COLLECTED DATA |
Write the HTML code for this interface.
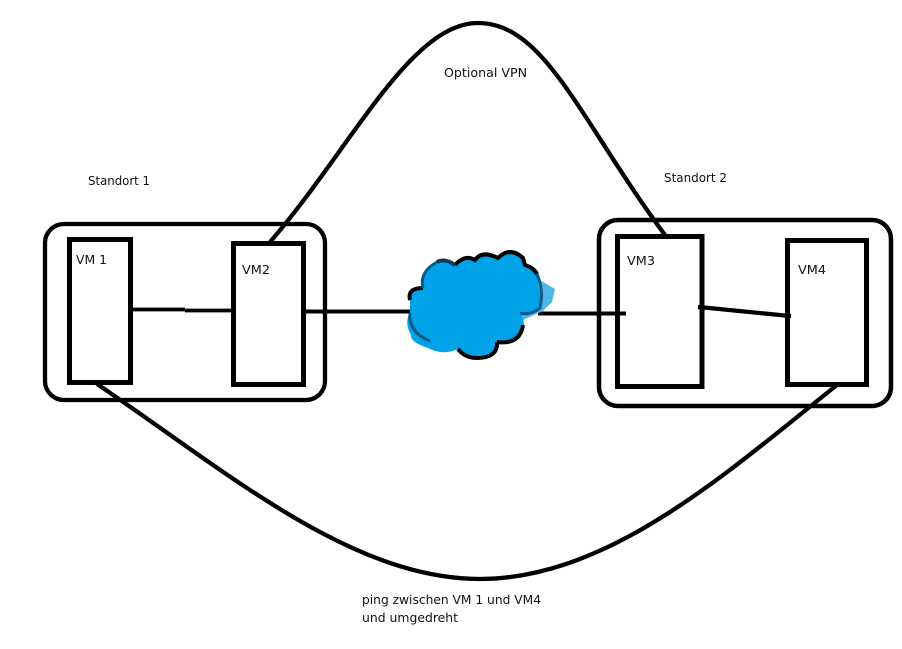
<!DOCTYPE html>
<html><head><meta charset="utf-8"><style>
html,body{margin:0;padding:0;background:#fff;width:902px;height:649px;overflow:hidden}
svg{display:block}
text{font-family:"DejaVu Sans",sans-serif;font-size:12.5px;fill:#111}
</style></head><body>
<svg width="902" height="649" viewBox="0 0 902 649" xmlns="http://www.w3.org/2000/svg">
<rect width="902" height="649" fill="#fff"/>
<g fill="none" stroke="#000" stroke-linecap="butt">
<path d="M270 242C350 150 410 23 478 23C545 23 580 120 665 235" stroke-width="4.300"/>
<path d="M97 384C225 470 350 579 480 579C610 579 730 470 837 385" stroke-width="4.300"/>
<rect x="45" y="224" width="280" height="176" rx="19" stroke-width="4.300"/>
<rect x="599" y="220" width="292" height="186" rx="19" stroke-width="4.500"/>
<path d="M133 309.500H185M185 310.500H233" stroke-width="3.800"/>
<path d="M304 311.500H414" stroke-width="4"/>
<path d="M538 313.500H626" stroke-width="4"/>
<path d="M699 307L790 316" stroke-width="4.200"/>
</g>
<g fill="#fff" stroke="#000" stroke-width="5">
<rect x="69.500" y="239.500" width="61" height="143"/>
<rect x="233.500" y="243.500" width="70" height="141"/>
<rect x="617.500" y="236.500" width="84.500" height="150"/>
<rect x="787.500" y="240.500" width="79" height="144"/>
</g>
<path d="M626 313.500H612" stroke="#000" stroke-width="4"/>
<path d="M698 307L706 307.800" stroke="#000" stroke-width="4.200"/>
<path d="M784 315.500L791 316.200" stroke="#000" stroke-width="4.200"/>
<path d="M538 279L555 289L552 302L543 311L523 320L515 300Z" fill="#4fb7e8"/>
<path d="M410 300Q407 288 423 288Q418 270 440 260Q450 258 455 265Q465 254 475 260Q482 250 498 258Q510 246 523 258L525 265Q540 270 538 287Q545 297 540 310Q530 316 520 313Q528 325 520 338Q510 345 497 342Q498 358 477 358Q465 358 458 349Q443 356 428 348Q410 342 411 335Q404 322 410 313Z" fill="#00a2e8"/>
<g fill="none" stroke="#000" stroke-width="4">
<path d="M455 265Q465 254 475 260Q482 250 498 258Q510 246 523 258L525 265Q534 268 537 274"/>
<path d="M497 342Q498 358 477 358Q465 358 458 349"/>
<path d="M423 288Q407 288 410 300"/>
<path d="M523 325Q520 345 497 342"/>
<path d="M437 262Q445 258 455 265" stroke="#0a3a55"/>
</g>
<g fill="none" stroke="#0a5a85" stroke-width="3">
<path d="M537 274Q544 290 540 308Q530 316 520 313"/>
<path d="M423 288Q419 272 437 262"/>
<path d="M410 313Q408 332 430 341"/>
</g>
<text x="88" y="185" textLength="62" lengthAdjust="spacingAndGlyphs">Standort 1</text>
<text x="664" y="182" textLength="63" lengthAdjust="spacingAndGlyphs">Standort 2</text>
<text x="444" y="77" textLength="83" lengthAdjust="spacingAndGlyphs">Optional VPN</text>
<text x="76" y="264" textLength="31" lengthAdjust="spacingAndGlyphs">VM 1</text>
<text x="242" y="274" textLength="28" lengthAdjust="spacingAndGlyphs">VM2</text>
<text x="627" y="265" textLength="28" lengthAdjust="spacingAndGlyphs">VM3</text>
<text x="798" y="274" textLength="28" lengthAdjust="spacingAndGlyphs">VM4</text>
<text x="362" y="604" textLength="179" lengthAdjust="spacingAndGlyphs">ping zwischen VM 1 und VM4</text>
<text x="362" y="622" textLength="96" lengthAdjust="spacingAndGlyphs">und umgedreht</text>
</svg>
</body></html>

GIVEN PROBLEM | Leave the pictures out, and print every line of the listing exactly as written.

THE COMPLETED TASK |
Write the HTML code for this interface.
<!DOCTYPE html>
<html><head><meta charset="utf-8"><style>
html,body{margin:0;padding:0;background:#fff;width:902px;height:649px;overflow:hidden}
svg{display:block}
text{font-family:"DejaVu Sans",sans-serif;font-size:12.5px;fill:#111}
</style></head><body>
<svg width="902" height="649" viewBox="0 0 902 649" xmlns="http://www.w3.org/2000/svg">
<rect width="902" height="649" fill="#fff"/>
<g fill="none" stroke="#000" stroke-linecap="butt">
<path d="M270 242C350 150 410 23 478 23C545 23 580 120 665 235" stroke-width="4.300"/>
<path d="M97 384C225 470 350 579 480 579C610 579 730 470 837 385" stroke-width="4.300"/>
<rect x="45" y="224" width="280" height="176" rx="19" stroke-width="4.300"/>
<rect x="599" y="220" width="292" height="186" rx="19" stroke-width="4.500"/>
<path d="M133 309.500H185M185 310.500H233" stroke-width="3.800"/>
<path d="M304 311.500H414" stroke-width="4"/>
<path d="M538 313.500H626" stroke-width="4"/>
<path d="M699 307L790 316" stroke-width="4.200"/>
</g>
<g fill="#fff" stroke="#000" stroke-width="5">
<rect x="69.500" y="239.500" width="61" height="143"/>
<rect x="233.500" y="243.500" width="70" height="141"/>
<rect x="617.500" y="236.500" width="84.500" height="150"/>
<rect x="787.500" y="240.500" width="79" height="144"/>
</g>
<path d="M626 313.500H612" stroke="#000" stroke-width="4"/>
<path d="M698 307L706 307.800" stroke="#000" stroke-width="4.200"/>
<path d="M784 315.500L791 316.200" stroke="#000" stroke-width="4.200"/>
<path d="M538 279L555 289L552 302L543 311L523 320L515 300Z" fill="#4fb7e8"/>
<path d="M410 300Q407 288 423 288Q418 270 440 260Q450 258 455 265Q465 254 475 260Q482 250 498 258Q510 246 523 258L525 265Q540 270 538 287Q545 297 540 310Q530 316 520 313Q528 325 520 338Q510 345 497 342Q498 358 477 358Q465 358 458 349Q443 356 428 348Q410 342 411 335Q404 322 410 313Z" fill="#00a2e8"/>
<g fill="none" stroke="#000" stroke-width="4">
<path d="M455 265Q465 254 475 260Q482 250 498 258Q510 246 523 258L525 265Q534 268 537 274"/>
<path d="M497 342Q498 358 477 358Q465 358 458 349"/>
<path d="M423 288Q407 288 410 300"/>
<path d="M523 325Q520 345 497 342"/>
<path d="M437 262Q445 258 455 265" stroke="#0a3a55"/>
</g>
<g fill="none" stroke="#0a5a85" stroke-width="3">
<path d="M537 274Q544 290 540 308Q530 316 520 313"/>
<path d="M423 288Q419 272 437 262"/>
<path d="M410 313Q408 332 430 341"/>
</g>
<text x="88" y="185" textLength="62" lengthAdjust="spacingAndGlyphs">Standort 1</text>
<text x="664" y="182" textLength="63" lengthAdjust="spacingAndGlyphs">Standort 2</text>
<text x="444" y="77" textLength="83" lengthAdjust="spacingAndGlyphs">Optional VPN</text>
<text x="76" y="264" textLength="31" lengthAdjust="spacingAndGlyphs">VM 1</text>
<text x="242" y="274" textLength="28" lengthAdjust="spacingAndGlyphs">VM2</text>
<text x="627" y="265" textLength="28" lengthAdjust="spacingAndGlyphs">VM3</text>
<text x="798" y="274" textLength="28" lengthAdjust="spacingAndGlyphs">VM4</text>
<text x="362" y="604" textLength="179" lengthAdjust="spacingAndGlyphs">ping zwischen VM 1 und VM4</text>
<text x="362" y="622" textLength="96" lengthAdjust="spacingAndGlyphs">und umgedreht</text>
</svg>
</body></html>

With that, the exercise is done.